One of my dad’s uncles had been a bank manager and lived with his daughter and son-in-law in a large and ostentatiously-named house with fine furnishings. There were no grandchildren, and they obviously disliked having any other dirty children in the house. Even at a young age, I sensed they considered themselves our social superiors.

Another great aunt ruled her household from her armchair like a tyrant, forbidding her retired husband from remaining at home during the day, refusing to countenance “old men sitting around in the house”. He wasn’t bothered. He could sometimes be found in the garden having a crafty smoke and mocking his father-in-law’s red ensign visible a few houses away across the snicket – he always referred to him as ‘old Hindenburg’. Meanwhile, my great aunt did sit around the house with swollen legs while her unmarried son went out to earn the money, and her daughter, whose marriage had broken down under tragic circumstances, cleaned and shopped in skivvying servitude until driven to an early death from heart failure. The house had an oppressive, opprobrious atmosphere, and I was always glad when visiting was over and I could climb back on to my dad’s crossbar and escape.

Public park sand pit 1954
The sprawling weed-strewn sand pit at the local park, 1954

But our best destination was the local park which, in the days before their removal was necessitated by broken glass, dog dirt and other consequences of negligence, indifference and gratuitous vandalism, had a sprawling, weed-strewn sand pit and sizeable yachting lake. I preferred bucket and spade in the sand, but my dad undoubtedly took me there to sail our toy yacht on the ‘park pond’ as he called it. That was his playtime as much as  mine. He would set the sails, push it off from one side of the lake, and then walk round to collect it at the other. Sometimes it would stay in the middle for ages, blown first one way, then the other, and then become becalmed in the doldrums.

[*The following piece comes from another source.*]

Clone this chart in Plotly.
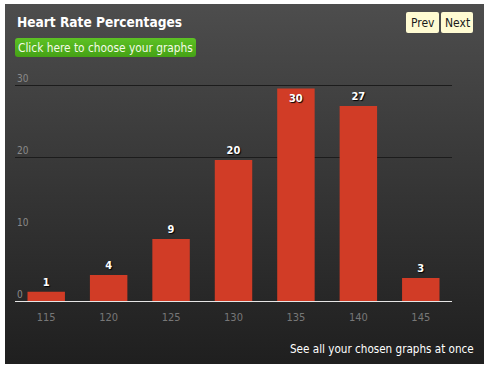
import base64
import plotly.graph_objects as go

# ---- data ----
categories = ["115", "120", "125", "130", "135", "140", "145"]
values = [1.3, 3.6, 8.6, 19.6, 29.5, 27.1, 3.2]
value_labels = ["1", "4", "9", "20", "30", "27", "3"]
y_tick_values = [0, 10, 20, 30]
y_tick_labels = ["0", "10", "20", "30"]
grid_values = [20, 30]

W, H = 487, 370
FONT = "DejaVu Sans Condensed, DejaVu Sans, sans-serif"

def px(x):
    return x / W

def py(y):
    return 1 - y / H

Y_TOP = 30.2
PX_PER_UNIT = (301 - 85) / 30.0

# decorative background (gradient panel + buttons) as inline SVG
svg = f"""<svg xmlns='http://www.w3.org/2000/svg' width='{W}' height='{H}' viewBox='0 0 {W} {H}' preserveAspectRatio='none'>
<defs>
<linearGradient id='g' x1='0' y1='0' x2='0' y2='1'>
<stop offset='0' stop-color='#4d4d4d'/><stop offset='0.45' stop-color='#383838'/><stop offset='1' stop-color='#1f1f1f'/>
</linearGradient>
<linearGradient id='b' x1='0' y1='0' x2='0' y2='1'>
<stop offset='0' stop-color='#5dc224'/><stop offset='1' stop-color='#45a115'/>
</linearGradient>
</defs>
<rect x='0' y='0' width='{W}' height='{H}' fill='#ffffff'/>
<rect x='5' y='4' width='479' height='360' fill='url(#g)'/>
<rect x='15' y='38' width='181' height='19' rx='3' ry='3' fill='url(#b)'/>
<rect x='406' y='12' width='33' height='21' rx='2' ry='2' fill='#fffbd2'/>
<rect x='441' y='12' width='32' height='21' rx='2' ry='2' fill='#fffbd2'/>
</svg>"""
svg_uri = "data:image/svg+xml;base64," + base64.b64encode(svg.encode()).decode()

textpos = ["inside" if v == max(values) else "outside" for v in values]
label_font = dict(family=FONT, size=11, color="white", weight="bold", shadow="1px 1px 1px #000")

fig = go.Figure(
    go.Bar(
        x=categories,
        y=values,
        text=value_labels,
        textposition=textpos,
        insidetextanchor="end",
        textangle=0,
        cliponaxis=False,
        marker=dict(color="#d13c26", line=dict(width=0)),
        textfont=label_font,
        insidetextfont=label_font,
        outsidetextfont=label_font,
        hoverinfo="skip",
    )
)

annotations = [
    dict(text="<b>Heart Rate Percentages</b>", x=px(15), y=py(22), xref="paper", yref="paper",
         xanchor="left", yanchor="middle", showarrow=False,
         font=dict(family=FONT, size=13.6, color="white")),
    dict(text="Click here to choose your graphs", x=px(105.5), y=py(47.5), xref="paper", yref="paper",
         xanchor="center", yanchor="middle", showarrow=False,
         font=dict(family=FONT, size=11.8, color="#f4fbe8")),
    dict(text="Prev", x=px(422.5), y=py(22.5), xref="paper", yref="paper",
         xanchor="center", yanchor="middle", showarrow=False,
         font=dict(family=FONT, size=12, color="#1a1a1a")),
    dict(text="Next", x=px(457), y=py(22.5), xref="paper", yref="paper",
         xanchor="center", yanchor="middle", showarrow=False,
         font=dict(family=FONT, size=12, color="#1a1a1a")),
    dict(text="See all your chosen graphs at once", x=px(476), y=py(349), xref="paper", yref="paper",
         xanchor="right", yanchor="middle", showarrow=False,
         font=dict(family=FONT, size=11.6, color="white")),
]
for v, lab in zip(y_tick_values, y_tick_labels):
    annotations.append(dict(text=lab, x=px(15), y=v, xref="paper", yref="y",
                            xanchor="left", yanchor="bottom", showarrow=False, yshift=-1,
                            font=dict(family=FONT, size=10, color="#8a8a8a")))

fig.update_layout(
    width=W, height=H, autosize=False,
    margin=dict(l=0, r=0, t=0, b=0, pad=0),
    paper_bgcolor="white",
    plot_bgcolor="rgba(0,0,0,0)",
    showlegend=False,
    bargap=0.4,
    images=[dict(source=svg_uri, xref="paper", yref="paper", x=0, y=1, sizex=1, sizey=1,
                 sizing="stretch", xanchor="left", yanchor="top", layer="below")],
    xaxis=dict(domain=[px(15), px(452)], type="category", range=[-0.5, 6.5],
               showline=True, linecolor="#e6e6e6", linewidth=1, showgrid=False,
               ticks="", ticklabelstandoff=6, zeroline=False,
               tickfont=dict(family=FONT, size=11, color="#777777"), fixedrange=True),
    yaxis=dict(domain=[py(301), py(301 - Y_TOP * PX_PER_UNIT)], range=[0, Y_TOP], showticklabels=False,
               tickvals=grid_values, showgrid=True, gridcolor="#1c1c1c", gridwidth=1,
               zeroline=False, showline=False, ticks="", fixedrange=True),
    annotations=annotations,
)

fig.write_html("out.html", config={"displayModeBar": False},
               post_script="document.body.style.margin='0px';document.body.style.padding='0px';")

One day the pond had been drained for cleaning leaving only a couple of inches of water. I took off my shoes and socks for a paddle, slipped flat on my back, and we had to go straight home. On another occasion when the water was low, we set a clockwork launch to cross, but it sank in the middle. My dad waded in to get it, the water splish sploshing over the tops of his boots. Back home, he left it on the mantlepiece to dry. The next day, when he was at work, my mother was startled to see a tiny frog watching her from the cabin of the boat. It frightened her so much she had to run for a neighbour to deal with it.

Eventually I learned to ride my own two-wheeler and followed behind, my place on the crossbar seat taken by my brother. It was never the same again.